Eastern United Colliery was a drift mine in the Forest of Dean, Gloucestershire, England served by the Great Western Railway's Forest of Dean Branch.

The colliery was one of the seven areas of deep gales - founded after the Dean Forest (Mines) Act in 1904.

The colliery exploited six seams containing 41000000 LT of coal which could give a working life of around 200 years (at an extraction rate of 200000 LT per annum. The principal coal seam was the Coleford High Delf, a steam coal much in demand and said to be up to 5 ft 0 in thick. Demand led to discussions with the Great Western Railway over the provision of a link to its network.

==History==
The first gale was granted on 19 March 1906 to Mr. J. R. Brown. Henry Crawshay & Company was offered the gale in October 1907 and completed the purchase on 24 December 1907. The purchase took place because the company was aware that the coal reserves at its Lightmoor Colliery would not last ten years, let alone the predicted twenty.

Construction of the railway connection began in 1908 along with the sidings but the facilities were basic, having a two-lever ground frame allowing access to the complex.
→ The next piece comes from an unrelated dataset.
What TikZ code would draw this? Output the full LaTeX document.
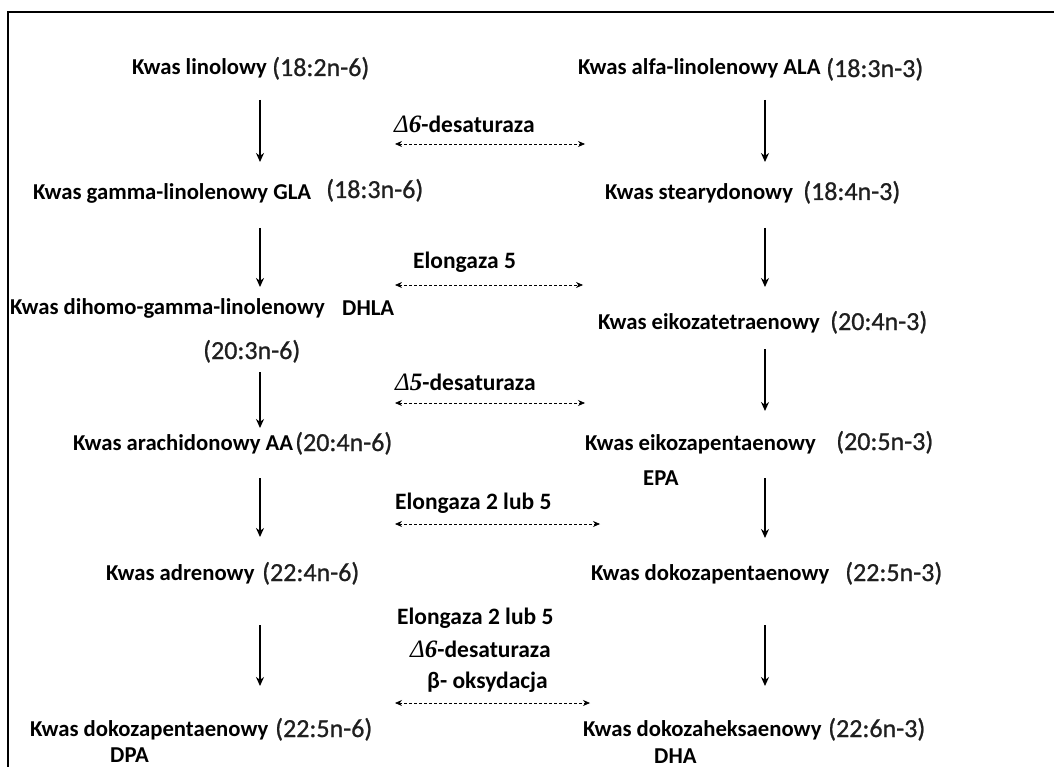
\documentclass[tikz,border=0pt]{standalone}
\usepackage{fontspec}
\setmainfont{Carlito}
\newfontfamily\greekfont{Liberation Serif}
\newfontfamily\numfont{Carlito}[FakeBold=0.9]
\usetikzlibrary{arrows.meta}
\begin{document}
\begin{tikzpicture}[x=1pt,y=-1pt,
  acid/.style={anchor=base west,inner sep=0pt,font=\fontsize{22.7}{25}\selectfont\bfseries},
  num/.style={anchor=base west,inner sep=0pt,font=\numfont\fontsize{26}{28}\selectfont,text=black!88},
  enz/.style={anchor=base west,inner sep=0pt,font=\fontsize{23.5}{26}\selectfont\bfseries},
  stepline/.style={line width=1.6pt,-{Stealth[length=9pt,width=8pt]}},
  enzline/.style={line width=0.7pt,dash pattern=on 3pt off 2pt,{Stealth[length=7pt,width=6pt]}-{Stealth[length=7pt,width=6pt]}}]
\useasboundingbox (0,0) rectangle (1054,767);
\newcommand{\dlt}[1]{{\greekfont\itshape\mdseries\fontsize{25}{27}\selectfont Δ\bfseries #1}}

% frame
\draw[line width=2.4pt] (1054,12) -- (8,12) -- (8,767);

% omega-6 pathway (left)
\node[acid] (l1) at (132,75) {Kwas linolowy};
\node[num]  (l1n) at (272,76) {(18:2n-6)};
\node[acid] (l2) at (33,200) {Kwas gamma-linolenowy GLA};
\node[num]  (l2n) at (326,198) {(18:3n-6)};
\node[acid] (l3) at (10,314) {Kwas dihomo-gamma-linolenowy};
\node[acid] (l3a) at (342,315) {DHLA};
\node[num]  (l3n) at (203,359) {(20:3n-6)};
\node[acid] (l4) at (73,450) {Kwas arachidonowy AA};
\node[num]  (l4n) at (295,451) {(20:4n-6)};
\node[acid] (l5) at (106,580) {Kwas adrenowy};
\node[num]  (l5n) at (262,581) {(22:4n-6)};
\node[acid] (l6) at (30,736) {Kwas dokozapentaenowy};
\node[num]  (l6n) at (275,737) {(22:5n-6)};
\node[acid] (l6a) at (110,762) {DPA};

% omega-3 pathway (right)
\node[acid] (r1) at (578,75) {Kwas alfa-linolenowy ALA};
\node[num]  (r1n) at (826,77) {(18:3n-3)};
\node[acid] (r2) at (605,200) {Kwas stearydonowy};
\node[num]  (r2n) at (803,200) {(18:4n-3)};
\node[acid] (r3) at (598,329) {Kwas eikozatetraenowy};
\node[num]  (r3n) at (830,330) {(20:4n-3)};
\node[acid] (r4) at (585,450) {Kwas eikozapentaenowy};
\node[num]  (r4n) at (836,450) {(20:5n-3)};
\node[acid] (r4a) at (643,485) {EPA};
\node[acid] (r5) at (591,580) {Kwas dokozapentaenowy};
\node[num]  (r5n) at (845,581) {(22:5n-3)};
\node[acid] (r6) at (583,736) {Kwas dokozaheksaenowy};
\node[num]  (r6n) at (828,737) {(22:6n-3)};
\node[acid] (r6a) at (654,763) {DHA};

% enzymes
\node[enz] (e1) at (394,133) {\dlt{6}-desaturaza};
\node[enz] (e2) at (413,269) {Elongaza 5};
\node[enz] (e3) at (395,390) {\dlt{5}-desaturaza};
\node[enz] (e4) at (395,509) {Elongaza 2 lub 5};
\node[enz] (e5a) at (397,624) {Elongaza 2 lub 5};
\node[enz] (e5b) at (410,657) {\dlt{6}-desaturaza};
\node[enz] (e5c) at (427,688) {β- oksydacja};

% arrow end points
\foreach \i/\ya/\yb/\yc/\yd in {1/100/162/100/162, 2/228/287/228/287, 3/372/428/349/411, 4/478/537/478/538, 5/625/686/625/686}{
  \coordinate (la\i) at (260,\ya);
  \coordinate (lb\i) at (260,\yb);
  \coordinate (ra\i) at (765,\yc);
  \coordinate (rb\i) at (765,\yd);
}
\foreach \i/\y/\xe in {1/144/585, 2/285/583, 3/403/585, 4/524/600, 5/703/590}{
  \coordinate (da\i) at (395,\y);
  \coordinate (db\i) at (\xe,\y);
}
\foreach \i in {1,...,5}{
  \draw[stepline] (la\i) -- (lb\i);
  \draw[stepline] (ra\i) -- (rb\i);
  \draw[enzline] (da\i) -- (db\i);
}
\end{tikzpicture}
\end{document}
A signal box at Eastern United was not provided until late 1913.

In early 1914 it was announced that Eastern was not the success everyone hoped as the western portion of the gale could not be exploited because of its geological condition. By 1916 its fortunes had changed, the coal seam had levelled out. By April 1919 output was up to 250 LT per day. Accounts showed that the colliery was running at a loss until 1923, except for a small profit made in 1919.

Expenditure at Eastern was made to modernise the facilities (including the repair and replacement of the boilers, the fitting of electricity and pumping equipment) and the provision of railway vehicles. In 1914 twenty 12 LT wagons were purchased from the Gloucester Railway Carriage and Wagon Company (at a cost of £16 5s 6d per wagon) to complement thirty 10 LT others. The older wagons had been rented and subsequently purchased (at a cost of £8 16s per wagon) from the Ince Waggon & Ironworks Co. of Wigan, through their broker - the Lincoln Wagon Co. of Doncaster.

The colliery was nationalized in 1947 and became part of the National Coal Board South Western Division. It closed on 30 January 1959.